**Provided data**.
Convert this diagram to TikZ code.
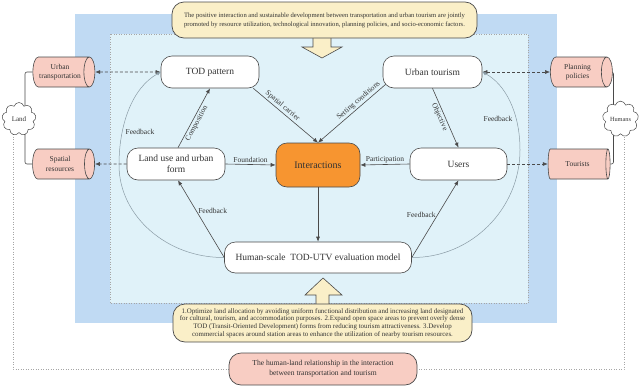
\documentclass[tikz,border=0pt]{standalone}
\usepackage{fontspec}
\setmainfont{Liberation Serif}
\usetikzlibrary{arrows.meta,shapes.geometric,shapes.symbols}
\pgfdeclarelayer{back}
\pgfdeclarelayer{mid}
\pgfsetlayers{back,mid,main}
\definecolor{blueo}{HTML}{C0DAF3}
\definecolor{cyani}{HTML}{E0F2F9}
\definecolor{yelc}{HTML}{FAEFC8}
\definecolor{pinkc}{HTML}{F8CDC3}
\definecolor{orangec}{HTML}{F79530}
\definecolor{bordc}{HTML}{4A4A4A}
\definecolor{txt}{HTML}{333333}
\definecolor{arcc}{HTML}{8A9BA5}
\begin{document}
\begin{tikzpicture}[x=1pt,y=-1pt,
  box/.style={draw=bordc, line width=0.6pt, fill=white, rounded corners=11pt, minimum height=32pt, inner sep=1pt, align=center, text=txt, font=\fontsize{9.5}{11}\selectfont},
  cyl/.style={cylinder, draw=bordc, line width=0.6pt, fill=pinkc, aspect=0.6, minimum width=30pt, minimum height=62pt, inner sep=1pt, align=center, text=txt, font=\fontsize{7.5}{9.5}\selectfont},
  cloudbox/.style={cloud, cloud puffs=9, draw=bordc, line width=0.5pt, fill=white, inner sep=0pt, text=txt},
  note/.style={draw=bordc, line width=0.7pt, fill=yelc, rounded corners=12pt, align=center, text=txt, inner sep=1pt},
  lab/.style={font=\fontsize{7.5}{9}\selectfont, text=txt, inner sep=1.5pt},
  arr/.style={draw=bordc, line width=0.6pt, -{Latex[length=5pt,width=4pt]}},
  darr/.style={draw=bordc, line width=0.6pt, dash pattern=on 3pt off 2pt},
  arcl/.style={draw=arcc, line width=0.5pt, -{Latex[length=4pt,width=3.5pt]}},
  dotl/.style={draw=gray!70, line width=0.5pt, dotted},
  blockarrow/.style={draw=bordc, line width=0.6pt, fill=yelc}
]
\useasboundingbox (0,0) rectangle (639,386);
\begin{pgfonlayer}{back}
\fill[blueo] (75,14) rectangle (557,323);
\fill[cyani] (110,34) rectangle (528,303);
\draw[dotl] (110,34) rectangle (528,303);
\end{pgfonlayer}

% top and bottom notes
\node[note, minimum width=305pt, minimum height=36pt, font=\fontsize{6.6}{9}\selectfont] (top) at (324.5,20)
 {The positive interaction and sustainable development between transportation and urban tourism are jointly\\promoted by resource utilization, technological innovation, planning policies, and socio-economic factors.};
\node[note, minimum width=299pt, minimum height=38pt, font=\fontsize{6.9}{7.7}\selectfont] (bot) at (322.5,323)
 {1.Optimize land allocation by avoiding uniform functional distribution and increasing land designated\\for cultural, tourism, and accommodation purposes. 2.Expand open space areas to prevent overly dense\\TOD (Transit-Oriented Development) forms from reducing tourism attractiveness. 3.Develop\\commercial spaces around station areas to enhance the utilization of nearby tourism resources.};
\node[note, fill=pinkc, minimum width=188pt, minimum height=32pt, font=\fontsize{7.6}{9.8}\selectfont] (hl) at (323,369)
 {The human-land relationship in the interaction\\between transportation and tourism};

% main nodes
\node[box, minimum width=98pt] (TOD) at (210,72) {TOD pattern};
\node[box, minimum width=98pt] (LU) at (176,164) {Land use and urban\\form};
\node[box, minimum width=84pt, minimum height=44pt, fill=orangec, font=\fontsize{10}{12}\selectfont] (INT) at (318,165) {Interactions};
\node[box, minimum width=99pt] (UTo) at (432.5,72) {Urban tourism};
\node[box, minimum width=97pt] (US) at (458.5,164) {Users};
\node[box, minimum width=187pt, minimum height=31pt] (MOD) at (318,257.5) {Human-scale\ \ TOD-UTV evaluation model};

% side nodes
\node[cyl] (UTr) at (60,72) {Urban\\transportation};
\node[cyl] (SR) at (60,164) {Spatial\\resources};
\node[cyl] (PP) at (577.5,72) {Planning\\policies};
\node[cyl] (TO) at (577.5,164) {Tourists};
\node[cloudbox, minimum width=34pt, minimum height=33pt, font=\fontsize{7}{8}\selectfont] (Land) at (19,119) {Land};
\node[cloudbox, minimum width=36pt, minimum height=32pt, font=\fontsize{6.3}{8}\selectfont] (Hum) at (620.5,119) {Humans};

\begin{pgfonlayer}{mid}
% block arrows
\draw[blockarrow] (313,36) -- (331,36) -- (331,47) -- (342,47) -- (322,58) -- (302,47) -- (313,47) -- cycle;
\draw[blockarrow] (316,306) -- (329,306) -- (329,295) -- (342,295) -- (323,278) -- (305,295) -- (316,295) -- cycle;
% cloud links
\draw[draw=bordc, line width=0.6pt, rounded corners=2pt] ([xshift=6pt]Land.center) |- (UTr.west);
\draw[draw=bordc, line width=0.6pt, rounded corners=2pt] ([xshift=6pt]Land.center) |- (SR.west);
\draw[draw=bordc, line width=0.6pt, rounded corners=2pt] ([xshift=-7pt]Hum.center) |- (PP.east);
\draw[draw=bordc, line width=0.6pt, rounded corners=2pt] ([xshift=-7pt]Hum.center) |- (TO.east);
% outer dotted lines
\draw[dotl] ([xshift=-6pt]Land.center) |- (hl.west);
\draw[dotl] ([xshift=3.5pt]Hum.center) |- (hl.east);
\end{pgfonlayer}

% dashed links
\draw[darr, {Latex[length=5pt,width=4pt]}-{Latex[length=5pt,width=4pt]}] (UTr.east) -- (TOD.west);
\draw[darr, -{Latex[length=5pt,width=4pt]}] (LU.west) -- (SR.east);
\draw[darr, {Latex[length=5pt,width=4pt]}-{Latex[length=5pt,width=4pt]}] (UTo.east) -- (PP.west);
\draw[darr, -{Latex[length=5pt,width=4pt]}] (US.east) -- (TO.west);

% solid arrows
\draw[arr] ([xshift=2pt]LU.north) -- node[lab, sloped, below, pos=0.45] {Composition} (TOD.south);
\draw[arr] ([xshift=-6pt]TOD.south east) -- node[lab, sloped, above, pos=0.4] {Spatial carrier} (INT.north);
\draw[arr] ([xshift=3pt,yshift=4pt]UTo.south west) -- node[lab, sloped, above, pos=0.35] {Setting conditions} (INT.north);
\draw[arr] (UTo.south) -- node[lab, sloped, below, pos=0.45] {Objective} (US.north);
\draw[arr] (LU.east) -- node[lab, above] {Foundation} (INT.west);
\draw[arr] (US.west) -- node[lab, above] {Participation} (INT.east);
\draw[arr] (INT.south) -- (MOD.north);
\draw[arr] (MOD.west) -- node[lab, right, pos=0.6] {Feedback} ([xshift=2pt]LU.south);
\draw[arr] (MOD.east) -- node[lab, left, pos=0.55] {Feedback} (US.south);

% feedback arcs
\draw[arcl] (MOD.west) .. controls (167,258) and (119,216) .. (119,165) .. controls (119,125) and (132,88) .. (TOD.west);
\draw[arcl] (MOD.east) .. controls (471,258) and (520,209) .. (520,150) .. controls (520,112) and (505,84) .. (UTo.east);
\node[lab] (fbl) at (140,132) {Feedback};
\node[lab] (fbr) at (498,119) {Feedback};
\end{tikzpicture}
\end{document}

**Directions**. Without the pictures, copy the material exactly as given.

**Completed exercise**.
Convert this diagram to TikZ code.
\documentclass[tikz,border=0pt]{standalone}
\usepackage{fontspec}
\setmainfont{Liberation Serif}
\usetikzlibrary{arrows.meta,shapes.geometric,shapes.symbols}
\pgfdeclarelayer{back}
\pgfdeclarelayer{mid}
\pgfsetlayers{back,mid,main}
\definecolor{blueo}{HTML}{C0DAF3}
\definecolor{cyani}{HTML}{E0F2F9}
\definecolor{yelc}{HTML}{FAEFC8}
\definecolor{pinkc}{HTML}{F8CDC3}
\definecolor{orangec}{HTML}{F79530}
\definecolor{bordc}{HTML}{4A4A4A}
\definecolor{txt}{HTML}{333333}
\definecolor{arcc}{HTML}{8A9BA5}
\begin{document}
\begin{tikzpicture}[x=1pt,y=-1pt,
  box/.style={draw=bordc, line width=0.6pt, fill=white, rounded corners=11pt, minimum height=32pt, inner sep=1pt, align=center, text=txt, font=\fontsize{9.5}{11}\selectfont},
  cyl/.style={cylinder, draw=bordc, line width=0.6pt, fill=pinkc, aspect=0.6, minimum width=30pt, minimum height=62pt, inner sep=1pt, align=center, text=txt, font=\fontsize{7.5}{9.5}\selectfont},
  cloudbox/.style={cloud, cloud puffs=9, draw=bordc, line width=0.5pt, fill=white, inner sep=0pt, text=txt},
  note/.style={draw=bordc, line width=0.7pt, fill=yelc, rounded corners=12pt, align=center, text=txt, inner sep=1pt},
  lab/.style={font=\fontsize{7.5}{9}\selectfont, text=txt, inner sep=1.5pt},
  arr/.style={draw=bordc, line width=0.6pt, -{Latex[length=5pt,width=4pt]}},
  darr/.style={draw=bordc, line width=0.6pt, dash pattern=on 3pt off 2pt},
  arcl/.style={draw=arcc, line width=0.5pt, -{Latex[length=4pt,width=3.5pt]}},
  dotl/.style={draw=gray!70, line width=0.5pt, dotted},
  blockarrow/.style={draw=bordc, line width=0.6pt, fill=yelc}
]
\useasboundingbox (0,0) rectangle (639,386);
\begin{pgfonlayer}{back}
\fill[blueo] (75,14) rectangle (557,323);
\fill[cyani] (110,34) rectangle (528,303);
\draw[dotl] (110,34) rectangle (528,303);
\end{pgfonlayer}

% top and bottom notes
\node[note, minimum width=305pt, minimum height=36pt, font=\fontsize{6.6}{9}\selectfont] (top) at (324.5,20)
 {The positive interaction and sustainable development between transportation and urban tourism are jointly\\promoted by resource utilization, technological innovation, planning policies, and socio-economic factors.};
\node[note, minimum width=299pt, minimum height=38pt, font=\fontsize{6.9}{7.7}\selectfont] (bot) at (322.5,323)
 {1.Optimize land allocation by avoiding uniform functional distribution and increasing land designated\\for cultural, tourism, and accommodation purposes. 2.Expand open space areas to prevent overly dense\\TOD (Transit-Oriented Development) forms from reducing tourism attractiveness. 3.Develop\\commercial spaces around station areas to enhance the utilization of nearby tourism resources.};
\node[note, fill=pinkc, minimum width=188pt, minimum height=32pt, font=\fontsize{7.6}{9.8}\selectfont] (hl) at (323,369)
 {The human-land relationship in the interaction\\between transportation and tourism};

% main nodes
\node[box, minimum width=98pt] (TOD) at (210,72) {TOD pattern};
\node[box, minimum width=98pt] (LU) at (176,164) {Land use and urban\\form};
\node[box, minimum width=84pt, minimum height=44pt, fill=orangec, font=\fontsize{10}{12}\selectfont] (INT) at (318,165) {Interactions};
\node[box, minimum width=99pt] (UTo) at (432.5,72) {Urban tourism};
\node[box, minimum width=97pt] (US) at (458.5,164) {Users};
\node[box, minimum width=187pt, minimum height=31pt] (MOD) at (318,257.5) {Human-scale\ \ TOD-UTV evaluation model};

% side nodes
\node[cyl] (UTr) at (60,72) {Urban\\transportation};
\node[cyl] (SR) at (60,164) {Spatial\\resources};
\node[cyl] (PP) at (577.5,72) {Planning\\policies};
\node[cyl] (TO) at (577.5,164) {Tourists};
\node[cloudbox, minimum width=34pt, minimum height=33pt, font=\fontsize{7}{8}\selectfont] (Land) at (19,119) {Land};
\node[cloudbox, minimum width=36pt, minimum height=32pt, font=\fontsize{6.3}{8}\selectfont] (Hum) at (620.5,119) {Humans};

\begin{pgfonlayer}{mid}
% block arrows
\draw[blockarrow] (313,36) -- (331,36) -- (331,47) -- (342,47) -- (322,58) -- (302,47) -- (313,47) -- cycle;
\draw[blockarrow] (316,306) -- (329,306) -- (329,295) -- (342,295) -- (323,278) -- (305,295) -- (316,295) -- cycle;
% cloud links
\draw[draw=bordc, line width=0.6pt, rounded corners=2pt] ([xshift=6pt]Land.center) |- (UTr.west);
\draw[draw=bordc, line width=0.6pt, rounded corners=2pt] ([xshift=6pt]Land.center) |- (SR.west);
\draw[draw=bordc, line width=0.6pt, rounded corners=2pt] ([xshift=-7pt]Hum.center) |- (PP.east);
\draw[draw=bordc, line width=0.6pt, rounded corners=2pt] ([xshift=-7pt]Hum.center) |- (TO.east);
% outer dotted lines
\draw[dotl] ([xshift=-6pt]Land.center) |- (hl.west);
\draw[dotl] ([xshift=3.5pt]Hum.center) |- (hl.east);
\end{pgfonlayer}

% dashed links
\draw[darr, {Latex[length=5pt,width=4pt]}-{Latex[length=5pt,width=4pt]}] (UTr.east) -- (TOD.west);
\draw[darr, -{Latex[length=5pt,width=4pt]}] (LU.west) -- (SR.east);
\draw[darr, {Latex[length=5pt,width=4pt]}-{Latex[length=5pt,width=4pt]}] (UTo.east) -- (PP.west);
\draw[darr, -{Latex[length=5pt,width=4pt]}] (US.east) -- (TO.west);

% solid arrows
\draw[arr] ([xshift=2pt]LU.north) -- node[lab, sloped, below, pos=0.45] {Composition} (TOD.south);
\draw[arr] ([xshift=-6pt]TOD.south east) -- node[lab, sloped, above, pos=0.4] {Spatial carrier} (INT.north);
\draw[arr] ([xshift=3pt,yshift=4pt]UTo.south west) -- node[lab, sloped, above, pos=0.35] {Setting conditions} (INT.north);
\draw[arr] (UTo.south) -- node[lab, sloped, below, pos=0.45] {Objective} (US.north);
\draw[arr] (LU.east) -- node[lab, above] {Foundation} (INT.west);
\draw[arr] (US.west) -- node[lab, above] {Participation} (INT.east);
\draw[arr] (INT.south) -- (MOD.north);
\draw[arr] (MOD.west) -- node[lab, right, pos=0.6] {Feedback} ([xshift=2pt]LU.south);
\draw[arr] (MOD.east) -- node[lab, left, pos=0.55] {Feedback} (US.south);

% feedback arcs
\draw[arcl] (MOD.west) .. controls (167,258) and (119,216) .. (119,165) .. controls (119,125) and (132,88) .. (TOD.west);
\draw[arcl] (MOD.east) .. controls (471,258) and (520,209) .. (520,150) .. controls (520,112) and (505,84) .. (UTo.east);
\node[lab] (fbl) at (140,132) {Feedback};
\node[lab] (fbr) at (498,119) {Feedback};
\end{tikzpicture}
\end{document}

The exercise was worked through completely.